(Charts and diagrams as code)
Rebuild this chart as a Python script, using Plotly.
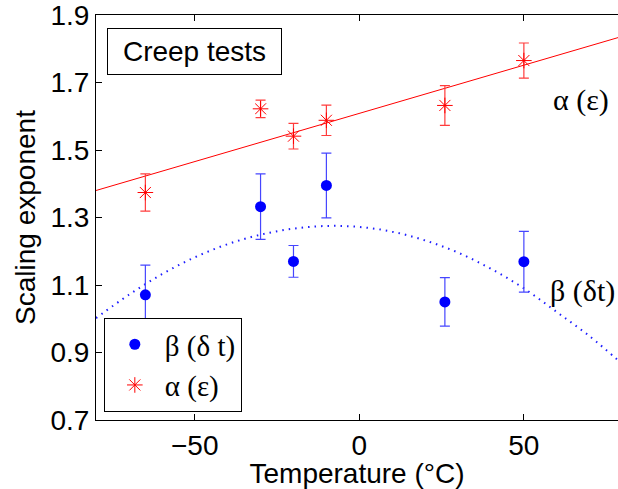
import plotly.graph_objects as go

# ---- data ----
temps = [-65, -30, -20, -10, 26, 50]
alpha_vals = [1.374, 1.622, 1.541, 1.588, 1.632, 1.765]
alpha_err = [0.055, 0.026, 0.038, 0.045, 0.059, 0.052]
beta_vals = [1.071, 1.332, 1.170, 1.395, 1.050, 1.169]
beta_err = [0.088, 0.097, 0.047, 0.096, 0.072, 0.090]

fit_x = [-80, 80]
fit_alpha = [1.380, 1.837]

curve_x = [-80, -70, -60, -50, -40, -30, -20, -10, 0, 10, 20, 30, 40, 50, 60, 70, 80]
curve_beta = [1.002, 1.071, 1.132, 1.182, 1.221, 1.249, 1.267, 1.275, 1.272,
              1.258, 1.232, 1.196, 1.148, 1.090, 1.020, 0.948, 0.865]

x_ticks = [-50, 0, 50]
y_ticks = [0.7, 0.9, 1.1, 1.3, 1.5, 1.7, 1.9]

SANS = "Liberation Sans, Arial, sans-serif"
SERIF = "Liberation Serif, Times New Roman, serif"

fig = go.Figure()

fig.add_trace(go.Scatter(
    x=fit_x, y=fit_alpha, mode="lines",
    line=dict(color="red", width=1), showlegend=False, hoverinfo="skip"))

fig.add_trace(go.Scatter(
    x=curve_x, y=curve_beta, mode="lines", line_shape="spline",
    line=dict(color="rgb(30,30,255)", width=2, dash="1.5px,5px"),
    showlegend=False, hoverinfo="skip"))

fig.add_trace(go.Scatter(
    x=temps, y=beta_vals, mode="markers", name="β (δ t)",
    marker=dict(symbol="circle", size=11, color="blue"),
    error_y=dict(type="data", array=beta_err, visible=True,
                 color="rgb(70,70,255)", thickness=1.2, width=5)))

fig.add_trace(go.Scatter(
    x=temps, y=alpha_vals, mode="markers", name="α (ε)",
    marker=dict(symbol="asterisk-open", size=13, color="red",
                line=dict(color="red", width=1)),
    error_y=dict(type="data", array=alpha_err, visible=True,
                 color="rgb(255,60,60)", thickness=1.2, width=5)))

fig.add_annotation(
    x=-50, y=1.793, xref="x", yref="y", text="Creep tests", showarrow=False,
    font=dict(family=SANS, size=28, color="black"),
    width=165, height=37,
    bordercolor="black", borderwidth=1, borderpad=4, bgcolor="white")

fig.add_annotation(
    x=67.3, y=1.649, xref="x", yref="y", text="α (ε)", showarrow=False,
    font=dict(family=SERIF, size=30, color="black"))

fig.add_annotation(
    x=67.8, y=1.081, xref="x", yref="y", text="β (δt)", showarrow=False,
    font=dict(family=SERIF, size=30, color="black"))

fig.update_layout(
    width=618, height=489,
    margin=dict(l=96, r=0, t=15, b=69),
    paper_bgcolor="white", plot_bgcolor="white",
    font=dict(family=SANS, size=28, color="black"),
    showlegend=True,
    legend=dict(
        x=0.015, y=0.02, xanchor="left", yanchor="bottom",
        bgcolor="white", bordercolor="black", borderwidth=1,
        font=dict(family=SERIF, size=29, color="black"),
        itemwidth=50),
    xaxis=dict(
        range=[-80, 78.6], tickvals=x_ticks, ticks="inside", ticklen=6,
        tickcolor="black", showline=True, linecolor="black", linewidth=1,
        mirror="ticks", showgrid=False, zeroline=False,
        ticklabeloverflow="allow",
        title=dict(text="Temperature (°C)", font=dict(family=SANS, size=28), standoff=2),
        tickfont=dict(family=SANS, size=28)),
    yaxis=dict(
        range=[0.7, 1.9], tickvals=y_ticks, ticktext=[f"{v:.1f}" for v in y_ticks],
        ticks="inside", ticklen=6,
        tickcolor="black", showline=True, linecolor="black", linewidth=1,
        mirror=False, showgrid=False, zeroline=False,
        ticklabeloverflow="allow",
        title=dict(text="Scaling exponent", font=dict(family=SANS, size=28), standoff=6),
        tickfont=dict(family=SANS, size=28)),
)

fig.write_html("out.html")
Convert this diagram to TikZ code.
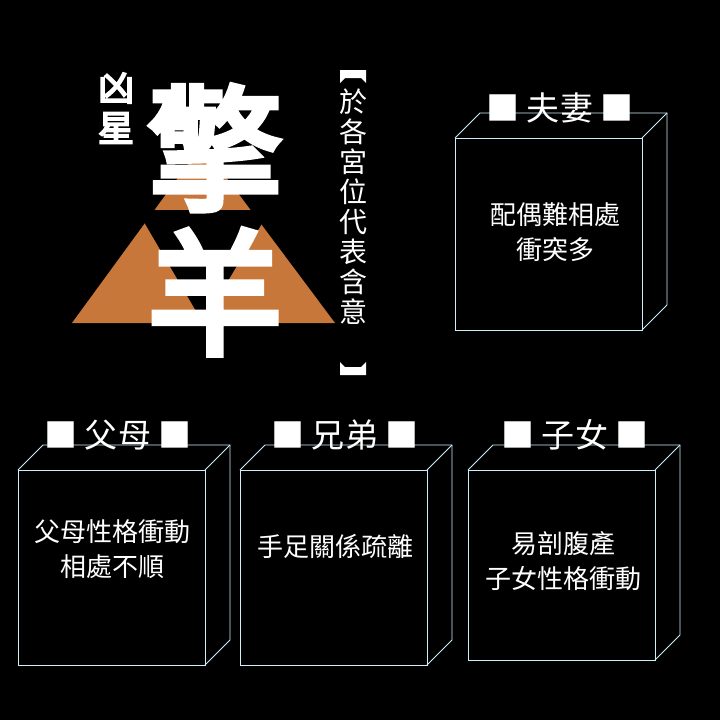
\documentclass[tikz,border=0pt]{standalone}
\usepackage{fontspec}
\newfontfamily\cjk{Noto Sans CJK TC}
\newfontfamily\cjkb{Noto Sans CJK TC}[FakeBold=5]
\definecolor{tri}{HTML}{C8773A}
\begin{document}
\begin{tikzpicture}[x=1pt,y=-1pt,
  edge/.style={draw=white!80!cyan, line width=0.8pt},
  hdr/.style={text=white,font=\cjk\fontsize{33}{35}\selectfont},
  body/.style={text=white,font=\cjk\fontsize{26}{35}\selectfont,align=center}]
\useasboundingbox[fill=black] (0,0) rectangle (720,720);
% triangle
\fill[tri] (72,323) -- (202,145) -- (335,323) -- cycle;
\fill[black] (137,210) -- (270,210) -- (203,323) -- cycle;
\node[text=white,font=\cjkb\fontsize{135}{135}\selectfont] (t1) at (215,148) {擎};
\node[text=white,font=\cjkb\fontsize{135}{135}\selectfont] (t2) at (215,292) {羊};
\node[text=white,font=\cjkb\fontsize{36}{36}\selectfont] (x1) at (116,88) {凶};
\node[text=white,font=\cjkb\fontsize{36}{36}\selectfont] (x2) at (116,128) {星};
% vertical brackets
\fill[white] (340,70) -- (366,70) -- (366,83) -- (361,78) -- (345,78) -- (340,83) -- cycle;
\fill[white] (340,375) -- (366,375) -- (366,362) -- (361,367) -- (345,367) -- (340,362) -- cycle;
\foreach \c [count=\i] in {於,各,宮,位,代,表,含,意}
  \node[text=white,font=\cjk\fontsize{28}{28}\selectfont] (v\i) at (353,72+\i*30) {\c};
% boxes
\foreach \n/\x/\y/\w/\h in {a/455/138/187/192, b/18/470/187/195, c/240/470/187/195, d/468/470/187/190}{
  \coordinate (\n1) at (\x,\y);
  \coordinate (\n2) at (\x+\w,\y);
  \coordinate (\n3) at (\x+\w,\y+\h);
  \coordinate (\n4) at (\x,\y+\h);
  \draw[edge] (\n1) rectangle (\n3);
  \draw[edge] (\n1) -- ++(25,-25) -- ++(\w,0) -- ++(0,\h) -- (\n3);
  \draw[edge] (\n2) -- ++(25,-25);
}
\node[hdr] (ha) at (560,108) {■ 夫妻 ■};
\node[hdr] (hb) at (118,435) {■ 父母 ■};
\node[hdr] (hc) at (345,435) {■ 兄弟 ■};
\node[hdr] (hd) at (575,435) {■ 子女 ■};
\node[body] (ta) at (555,232) {配偶難相處\\衝突多};
\node[body] (tb) at (112,549) {父母性格衝動\\相處不順};
\node[body] (tc) at (335,546) {手足關係疏離};
\node[body] (td) at (563,561) {易剖腹產\\子女性格衝動};
\end{tikzpicture}
\end{document}
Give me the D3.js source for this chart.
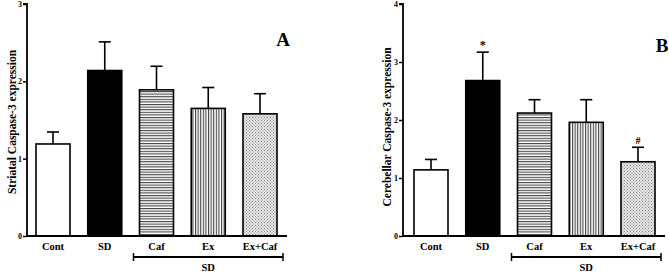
<!DOCTYPE html>
<html><head><meta charset="utf-8">
<script src="https://cdn.jsdelivr.net/npm/d3@7"></script>
<style>body{margin:0;background:#fff}svg{display:block}text{font-family:"Liberation Serif","Times New Roman",serif;font-weight:bold}</style>
</head><body>
<svg id="c" width="669" height="273"></svg>
<script>
const categories = ["Cont","SD","Caf","Ex","Ex+Caf"];
const striatalMean = [1.19, 2.14, 1.89, 1.65, 1.58];
const striatalErr  = [0.155, 0.37, 0.305, 0.27, 0.26];
const cerebMean = [1.14, 2.68, 2.12, 1.96, 1.28];
const cerebErr  = [0.18, 0.49, 0.23, 0.39, 0.25];
const cerebMarks = ["", "*", "", "", "#"];
const ticksA = [0,1,2,3];
const ticksB = [0,1,2,3,4];

const svg = d3.select("#c");
const defs = svg.append("defs");
const ph = defs.append("pattern").attr("id","ph").attr("patternUnits","userSpaceOnUse").attr("width",4).attr("height",2.6);
ph.append("rect").attr("width",4).attr("height",2.6).attr("fill","#fff");
ph.append("rect").attr("width",4).attr("height",1.1).attr("fill","#444");
const pv = defs.append("pattern").attr("id","pv").attr("patternUnits","userSpaceOnUse").attr("width",2.6).attr("height",4);
pv.append("rect").attr("width",2.6).attr("height",4).attr("fill","#fff");
pv.append("rect").attr("width",1.1).attr("height",4).attr("fill","#444");
const pd = defs.append("pattern").attr("id","pd").attr("patternUnits","userSpaceOnUse").attr("width",3).attr("height",3);
pd.append("rect").attr("width",3).attr("height",3).attr("fill","#e4e4e4");
pd.append("rect").attr("x",0).attr("y",0).attr("width",1).attr("height",1).attr("fill","#888");
pd.append("rect").attr("x",1.5).attr("y",1.5).attr("width",1).attr("height",1).attr("fill","#999");
const fills = ["#fff","#000","url(#ph)","url(#pv)","url(#pd)"];

function panel(o){
  const g = svg.append("g");
  const y = d3.scaleLinear().domain([0,o.max]).range([236,4]);
  const x = d3.scaleBand().domain(categories).range([o.b0,o.b1]).paddingInner(0.343).paddingOuter(0);
  g.selectAll("rect.bar").data(categories).join("rect")
    .attr("x",d=>x(d)).attr("width",x.bandwidth())
    .attr("y",(d,i)=>y(o.mean[i])).attr("height",(d,i)=>236-y(o.mean[i]))
    .attr("fill",(d,i)=>fills[i]).attr("stroke","#000").attr("stroke-width",1.6);
  categories.forEach((d,i)=>{
    const cx = x(d)+x.bandwidth()/2;
    g.append("line").attr("x1",cx).attr("x2",cx).attr("y1",y(o.mean[i])).attr("y2",y(o.mean[i]+o.err[i])).attr("stroke","#000").attr("stroke-width",1.6);
    g.append("line").attr("x1",cx-6).attr("x2",cx+6).attr("y1",y(o.mean[i]+o.err[i])).attr("y2",y(o.mean[i]+o.err[i])).attr("stroke","#000").attr("stroke-width",1.6);
    if(o.marks && o.marks[i]){
      g.append("text").attr("x",cx).attr("y",y(o.mean[i]+o.err[i])-3).attr("text-anchor","middle").attr("font-size",o.marks[i]==="*"?12:10).text(o.marks[i]);
    }
  });
  const ya = g.append("g").attr("transform",`translate(${o.x0},0)`).call(d3.axisLeft(y).tickValues(o.ticks).tickSize(4).tickFormat(d3.format("d")));
  ya.select(".domain").attr("stroke-width",1.8).attr("d",`M-4,${y(o.max)}H0V236`);
  ya.selectAll(".tick line").attr("stroke-width",1.5);
  ya.selectAll(".tick text").attr("font-size",8).attr("font-family","Liberation Serif").attr("font-weight","bold").attr("x",-5);
  g.append("line").attr("x1",o.x0).attr("x2",o.x1).attr("y1",236).attr("y2",236).attr("stroke","#000").attr("stroke-width",1.8);
  categories.forEach(d=>{
    g.append("text").attr("x",x(d)+x.bandwidth()/2).attr("y",250).attr("text-anchor","middle").attr("font-size",10.5).text(d);
  });
  const bx0 = x("Caf")-6, bx1 = x("Ex+Caf")+x.bandwidth()+6;
  g.append("line").attr("x1",bx0).attr("x2",bx1).attr("y1",257).attr("y2",257).attr("stroke","#000").attr("stroke-width",1.8);
  [bx0,bx1].forEach(bx=>g.append("line").attr("x1",bx).attr("x2",bx).attr("y1",253).attr("y2",261).attr("stroke","#000").attr("stroke-width",1.5));
  g.append("text").attr("x",(bx0+bx1)/2).attr("y",271).attr("text-anchor","middle").attr("font-size",10.5).text("SD");
  g.append("text").attr("transform",`translate(${o.labX},${o.labY}) rotate(-90)`).attr("text-anchor","middle").attr("font-size",11.5).text(o.label);
  g.append("text").attr("x",o.letX).attr("y",o.letY).attr("text-anchor","middle").attr("font-size",19).text(o.letter);
}

panel({x0:27,x1:287,b0:36,b1:277,max:3,ticks:ticksA,mean:striatalMean,err:striatalErr,label:"Striatal Caspase-3 expression",labX:16,labY:122,letter:"A",letX:283,letY:46});
panel({x0:403,x1:665,b0:414,b1:655,max:4,ticks:ticksB,mean:cerebMean,err:cerebErr,marks:cerebMarks,label:"Cerebellar Caspase-3 expression",labX:391,labY:127,letter:"B",letX:662,letY:52});
</script>
</body></html>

* [DO THIS] Extract exactly the lines running from the line containing "Give me the D3.js source for this chart." to the line containing "const ticksB = [0,1,2,3,4];", with both end lines included and all pictures left out.

* [EXERCISE RESPONSE]
Give me the D3.js source for this chart.
<!DOCTYPE html>
<html><head><meta charset="utf-8">
<script src="https://cdn.jsdelivr.net/npm/d3@7"></script>
<style>body{margin:0;background:#fff}svg{display:block}text{font-family:"Liberation Serif","Times New Roman",serif;font-weight:bold}</style>
</head><body>
<svg id="c" width="669" height="273"></svg>
<script>
const categories = ["Cont","SD","Caf","Ex","Ex+Caf"];
const striatalMean = [1.19, 2.14, 1.89, 1.65, 1.58];
const striatalErr  = [0.155, 0.37, 0.305, 0.27, 0.26];
const cerebMean = [1.14, 2.68, 2.12, 1.96, 1.28];
const cerebErr  = [0.18, 0.49, 0.23, 0.39, 0.25];
const cerebMarks = ["", "*", "", "", "#"];
const ticksA = [0,1,2,3];
const ticksB = [0,1,2,3,4];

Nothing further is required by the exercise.